To do:
Starting at the line that contains "Reproduce this chart with Apache ECharts." and stopping at the line that contains "1.860, 2.046, 2.232];", return those lines exactly and nothing else. Both end lines count; pictures do not.

Records to process:
================
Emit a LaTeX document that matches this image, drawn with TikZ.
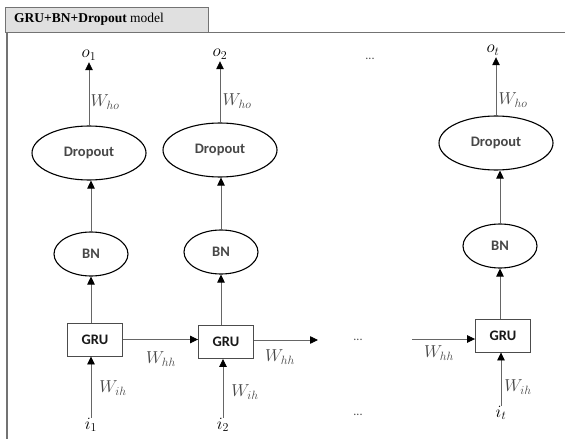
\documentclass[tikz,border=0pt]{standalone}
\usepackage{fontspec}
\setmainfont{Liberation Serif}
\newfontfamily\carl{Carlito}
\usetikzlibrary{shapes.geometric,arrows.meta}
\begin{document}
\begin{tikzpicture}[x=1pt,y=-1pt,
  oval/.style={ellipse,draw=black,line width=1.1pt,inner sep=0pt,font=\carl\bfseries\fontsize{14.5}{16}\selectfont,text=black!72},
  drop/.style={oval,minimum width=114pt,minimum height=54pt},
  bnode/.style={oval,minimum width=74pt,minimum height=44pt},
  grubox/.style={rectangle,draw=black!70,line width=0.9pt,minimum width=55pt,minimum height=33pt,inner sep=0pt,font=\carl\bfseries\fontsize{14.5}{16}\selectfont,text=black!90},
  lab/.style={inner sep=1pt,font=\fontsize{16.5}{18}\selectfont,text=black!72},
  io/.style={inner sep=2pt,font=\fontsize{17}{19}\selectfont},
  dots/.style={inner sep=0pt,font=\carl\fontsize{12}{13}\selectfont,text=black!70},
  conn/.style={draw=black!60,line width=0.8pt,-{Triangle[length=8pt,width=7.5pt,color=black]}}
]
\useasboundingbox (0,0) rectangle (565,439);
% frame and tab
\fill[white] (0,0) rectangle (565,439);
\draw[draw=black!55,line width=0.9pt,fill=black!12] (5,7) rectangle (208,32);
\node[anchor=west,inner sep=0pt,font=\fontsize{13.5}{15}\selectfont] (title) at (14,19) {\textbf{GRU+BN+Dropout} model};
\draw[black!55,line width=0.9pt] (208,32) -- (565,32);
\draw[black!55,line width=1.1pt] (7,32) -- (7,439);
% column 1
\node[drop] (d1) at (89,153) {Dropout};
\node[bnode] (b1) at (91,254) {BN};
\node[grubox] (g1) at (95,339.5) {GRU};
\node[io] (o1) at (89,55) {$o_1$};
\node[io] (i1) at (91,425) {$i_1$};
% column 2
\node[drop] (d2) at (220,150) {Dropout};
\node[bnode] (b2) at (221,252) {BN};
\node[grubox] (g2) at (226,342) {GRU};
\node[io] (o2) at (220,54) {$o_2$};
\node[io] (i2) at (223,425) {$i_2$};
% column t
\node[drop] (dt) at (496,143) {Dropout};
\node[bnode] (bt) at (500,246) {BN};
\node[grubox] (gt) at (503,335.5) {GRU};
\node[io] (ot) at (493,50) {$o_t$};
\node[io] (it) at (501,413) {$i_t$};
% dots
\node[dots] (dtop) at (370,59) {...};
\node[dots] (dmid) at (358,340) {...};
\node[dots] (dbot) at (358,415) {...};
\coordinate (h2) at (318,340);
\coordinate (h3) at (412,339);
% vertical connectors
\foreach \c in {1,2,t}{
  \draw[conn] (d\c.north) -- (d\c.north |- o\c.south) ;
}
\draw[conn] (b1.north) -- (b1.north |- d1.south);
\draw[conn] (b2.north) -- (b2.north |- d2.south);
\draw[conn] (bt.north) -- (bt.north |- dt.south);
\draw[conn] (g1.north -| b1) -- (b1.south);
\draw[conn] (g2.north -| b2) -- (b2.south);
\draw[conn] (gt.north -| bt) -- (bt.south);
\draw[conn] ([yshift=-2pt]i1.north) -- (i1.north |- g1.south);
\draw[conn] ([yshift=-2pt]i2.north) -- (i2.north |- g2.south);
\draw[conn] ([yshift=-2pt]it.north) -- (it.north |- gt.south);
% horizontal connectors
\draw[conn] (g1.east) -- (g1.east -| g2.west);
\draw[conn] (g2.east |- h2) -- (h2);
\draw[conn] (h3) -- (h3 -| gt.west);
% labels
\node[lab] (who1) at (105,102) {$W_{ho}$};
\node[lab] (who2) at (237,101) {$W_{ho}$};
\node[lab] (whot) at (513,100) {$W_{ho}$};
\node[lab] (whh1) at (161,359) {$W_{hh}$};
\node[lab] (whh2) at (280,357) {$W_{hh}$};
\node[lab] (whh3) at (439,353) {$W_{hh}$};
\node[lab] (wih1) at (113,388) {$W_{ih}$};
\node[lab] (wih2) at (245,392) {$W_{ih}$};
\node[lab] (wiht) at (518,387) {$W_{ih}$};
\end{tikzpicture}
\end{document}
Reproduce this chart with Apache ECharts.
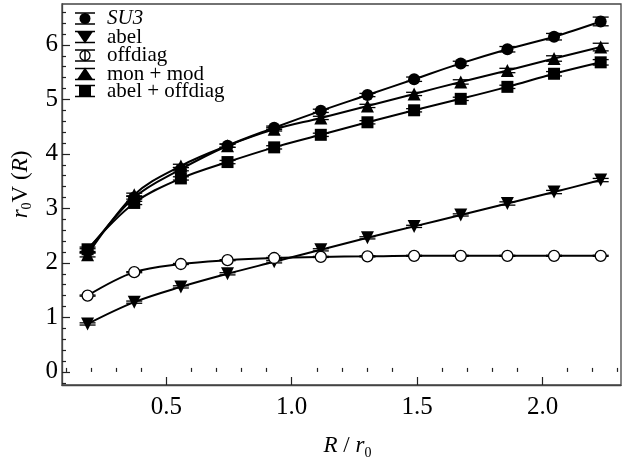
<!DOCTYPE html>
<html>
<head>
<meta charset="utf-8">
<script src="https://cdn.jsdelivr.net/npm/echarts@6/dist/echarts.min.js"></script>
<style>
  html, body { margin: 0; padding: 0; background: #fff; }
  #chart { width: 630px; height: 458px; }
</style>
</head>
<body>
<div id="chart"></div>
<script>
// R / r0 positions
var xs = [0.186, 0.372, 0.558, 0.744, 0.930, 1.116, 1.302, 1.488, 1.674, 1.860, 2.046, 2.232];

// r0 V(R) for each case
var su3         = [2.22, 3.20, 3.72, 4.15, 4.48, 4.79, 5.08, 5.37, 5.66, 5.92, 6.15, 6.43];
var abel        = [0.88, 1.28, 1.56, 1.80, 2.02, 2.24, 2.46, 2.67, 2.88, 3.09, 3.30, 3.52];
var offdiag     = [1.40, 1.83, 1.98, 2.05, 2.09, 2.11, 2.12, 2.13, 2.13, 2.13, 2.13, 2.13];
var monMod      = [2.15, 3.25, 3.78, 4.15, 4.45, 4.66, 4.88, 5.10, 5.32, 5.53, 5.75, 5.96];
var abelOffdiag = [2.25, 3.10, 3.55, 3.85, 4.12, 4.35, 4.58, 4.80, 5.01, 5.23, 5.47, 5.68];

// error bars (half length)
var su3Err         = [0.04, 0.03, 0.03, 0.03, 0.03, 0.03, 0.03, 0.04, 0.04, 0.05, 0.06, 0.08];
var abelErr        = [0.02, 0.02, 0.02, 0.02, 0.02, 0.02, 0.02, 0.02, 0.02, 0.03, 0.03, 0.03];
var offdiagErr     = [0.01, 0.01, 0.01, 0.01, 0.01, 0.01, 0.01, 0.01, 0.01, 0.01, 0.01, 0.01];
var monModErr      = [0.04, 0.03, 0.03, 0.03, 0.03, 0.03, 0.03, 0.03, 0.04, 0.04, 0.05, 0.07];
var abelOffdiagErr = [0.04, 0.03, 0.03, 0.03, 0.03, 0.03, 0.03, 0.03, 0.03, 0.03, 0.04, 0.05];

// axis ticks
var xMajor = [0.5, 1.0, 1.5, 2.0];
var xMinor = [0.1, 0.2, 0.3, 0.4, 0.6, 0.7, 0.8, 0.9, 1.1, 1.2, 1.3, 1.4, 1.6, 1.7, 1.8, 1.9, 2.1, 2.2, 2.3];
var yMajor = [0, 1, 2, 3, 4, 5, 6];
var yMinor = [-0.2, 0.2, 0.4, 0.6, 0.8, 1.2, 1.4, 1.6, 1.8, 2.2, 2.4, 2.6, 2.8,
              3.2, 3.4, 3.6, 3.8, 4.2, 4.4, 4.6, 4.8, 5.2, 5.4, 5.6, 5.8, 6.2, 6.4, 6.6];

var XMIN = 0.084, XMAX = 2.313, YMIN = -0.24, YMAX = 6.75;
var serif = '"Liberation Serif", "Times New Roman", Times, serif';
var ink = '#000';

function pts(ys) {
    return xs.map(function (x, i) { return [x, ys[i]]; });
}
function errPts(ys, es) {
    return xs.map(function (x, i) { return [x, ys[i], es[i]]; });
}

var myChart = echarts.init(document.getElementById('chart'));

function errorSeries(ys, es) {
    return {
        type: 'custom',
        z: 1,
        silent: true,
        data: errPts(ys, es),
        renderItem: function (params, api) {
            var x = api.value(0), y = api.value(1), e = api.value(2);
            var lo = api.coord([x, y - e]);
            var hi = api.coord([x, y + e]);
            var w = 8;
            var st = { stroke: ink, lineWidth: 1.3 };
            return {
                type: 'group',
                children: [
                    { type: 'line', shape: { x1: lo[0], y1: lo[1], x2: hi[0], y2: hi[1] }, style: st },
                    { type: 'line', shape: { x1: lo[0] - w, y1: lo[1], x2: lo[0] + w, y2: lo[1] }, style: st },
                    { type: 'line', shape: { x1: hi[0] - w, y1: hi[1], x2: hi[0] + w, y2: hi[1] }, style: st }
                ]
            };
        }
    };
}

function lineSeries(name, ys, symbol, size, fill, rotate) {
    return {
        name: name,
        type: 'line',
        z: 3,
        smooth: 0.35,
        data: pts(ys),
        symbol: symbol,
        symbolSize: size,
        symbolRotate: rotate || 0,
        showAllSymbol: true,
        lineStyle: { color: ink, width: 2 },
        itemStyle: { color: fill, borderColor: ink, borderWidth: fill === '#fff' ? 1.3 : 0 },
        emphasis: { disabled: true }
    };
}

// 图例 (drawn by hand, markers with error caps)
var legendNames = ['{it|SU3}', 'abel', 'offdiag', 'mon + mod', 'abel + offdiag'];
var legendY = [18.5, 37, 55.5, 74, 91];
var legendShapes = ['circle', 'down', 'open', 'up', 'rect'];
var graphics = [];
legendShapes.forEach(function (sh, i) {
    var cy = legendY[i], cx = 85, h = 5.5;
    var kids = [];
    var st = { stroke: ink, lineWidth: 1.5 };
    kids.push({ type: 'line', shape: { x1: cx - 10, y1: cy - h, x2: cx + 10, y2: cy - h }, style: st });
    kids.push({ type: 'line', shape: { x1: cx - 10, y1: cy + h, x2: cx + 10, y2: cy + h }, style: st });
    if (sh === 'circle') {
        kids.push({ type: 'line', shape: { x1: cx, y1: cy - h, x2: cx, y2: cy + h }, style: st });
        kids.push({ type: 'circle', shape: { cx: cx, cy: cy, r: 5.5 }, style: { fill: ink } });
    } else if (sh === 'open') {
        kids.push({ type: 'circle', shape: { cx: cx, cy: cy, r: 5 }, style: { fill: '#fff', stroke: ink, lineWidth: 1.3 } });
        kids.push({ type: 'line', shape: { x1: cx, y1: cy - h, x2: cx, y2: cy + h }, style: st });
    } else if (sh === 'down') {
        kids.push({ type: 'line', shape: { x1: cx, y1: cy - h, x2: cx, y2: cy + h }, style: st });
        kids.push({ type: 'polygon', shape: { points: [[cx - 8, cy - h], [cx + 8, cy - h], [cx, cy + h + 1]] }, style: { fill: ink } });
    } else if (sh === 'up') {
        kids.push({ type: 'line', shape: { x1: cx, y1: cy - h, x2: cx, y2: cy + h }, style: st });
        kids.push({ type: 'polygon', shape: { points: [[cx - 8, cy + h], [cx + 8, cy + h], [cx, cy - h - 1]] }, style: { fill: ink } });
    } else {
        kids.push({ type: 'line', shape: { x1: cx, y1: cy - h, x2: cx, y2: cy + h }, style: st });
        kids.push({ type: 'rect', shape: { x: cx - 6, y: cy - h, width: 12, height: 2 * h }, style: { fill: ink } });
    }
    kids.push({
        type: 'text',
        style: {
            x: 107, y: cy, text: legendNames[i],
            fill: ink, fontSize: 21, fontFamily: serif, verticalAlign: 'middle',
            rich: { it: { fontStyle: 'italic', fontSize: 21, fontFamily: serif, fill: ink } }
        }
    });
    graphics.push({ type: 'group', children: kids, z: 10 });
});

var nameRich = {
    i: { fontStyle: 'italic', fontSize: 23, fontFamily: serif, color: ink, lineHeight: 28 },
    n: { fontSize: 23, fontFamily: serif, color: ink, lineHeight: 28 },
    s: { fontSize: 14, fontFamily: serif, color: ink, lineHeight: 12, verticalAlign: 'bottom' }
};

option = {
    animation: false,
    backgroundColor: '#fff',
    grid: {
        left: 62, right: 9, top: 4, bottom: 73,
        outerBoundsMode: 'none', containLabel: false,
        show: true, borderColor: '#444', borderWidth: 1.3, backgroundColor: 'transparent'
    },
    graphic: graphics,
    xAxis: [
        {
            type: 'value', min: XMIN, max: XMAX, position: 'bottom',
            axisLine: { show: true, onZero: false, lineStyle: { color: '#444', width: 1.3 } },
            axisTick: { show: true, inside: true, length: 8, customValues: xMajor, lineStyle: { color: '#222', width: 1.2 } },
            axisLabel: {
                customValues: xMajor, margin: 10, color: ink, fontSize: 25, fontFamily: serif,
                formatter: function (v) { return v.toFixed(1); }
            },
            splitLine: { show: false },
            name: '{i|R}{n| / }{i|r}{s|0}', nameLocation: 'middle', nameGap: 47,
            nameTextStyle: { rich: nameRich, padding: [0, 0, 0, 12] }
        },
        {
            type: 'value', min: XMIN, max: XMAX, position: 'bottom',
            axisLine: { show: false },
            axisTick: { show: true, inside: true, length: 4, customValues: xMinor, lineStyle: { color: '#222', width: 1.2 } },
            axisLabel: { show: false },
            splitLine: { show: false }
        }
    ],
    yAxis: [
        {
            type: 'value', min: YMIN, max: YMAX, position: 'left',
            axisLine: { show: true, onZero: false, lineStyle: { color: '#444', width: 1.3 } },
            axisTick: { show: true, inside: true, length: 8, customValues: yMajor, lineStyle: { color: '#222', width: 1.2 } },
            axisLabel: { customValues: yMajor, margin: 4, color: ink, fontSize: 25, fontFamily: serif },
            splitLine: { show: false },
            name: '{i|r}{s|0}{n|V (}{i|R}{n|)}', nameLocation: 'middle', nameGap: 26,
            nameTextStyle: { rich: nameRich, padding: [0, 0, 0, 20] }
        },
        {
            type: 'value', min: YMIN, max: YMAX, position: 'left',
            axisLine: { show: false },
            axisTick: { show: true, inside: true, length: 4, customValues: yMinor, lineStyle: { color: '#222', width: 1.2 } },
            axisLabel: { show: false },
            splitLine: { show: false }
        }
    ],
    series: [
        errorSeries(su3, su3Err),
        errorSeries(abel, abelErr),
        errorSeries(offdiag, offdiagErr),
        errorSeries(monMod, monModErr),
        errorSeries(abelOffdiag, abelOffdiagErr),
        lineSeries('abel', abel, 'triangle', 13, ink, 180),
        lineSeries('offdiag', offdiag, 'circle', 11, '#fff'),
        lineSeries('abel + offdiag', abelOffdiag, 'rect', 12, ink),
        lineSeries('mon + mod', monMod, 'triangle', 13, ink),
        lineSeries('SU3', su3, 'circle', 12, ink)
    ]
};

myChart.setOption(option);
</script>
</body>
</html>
================
Problem solution:
Reproduce this chart with Apache ECharts.
<!DOCTYPE html>
<html>
<head>
<meta charset="utf-8">
<script src="https://cdn.jsdelivr.net/npm/echarts@6/dist/echarts.min.js"></script>
<style>
  html, body { margin: 0; padding: 0; background: #fff; }
  #chart { width: 630px; height: 458px; }
</style>
</head>
<body>
<div id="chart"></div>
<script>
// R / r0 positions
var xs = [0.186, 0.372, 0.558, 0.744, 0.930, 1.116, 1.302, 1.488, 1.674, 1.860, 2.046, 2.232];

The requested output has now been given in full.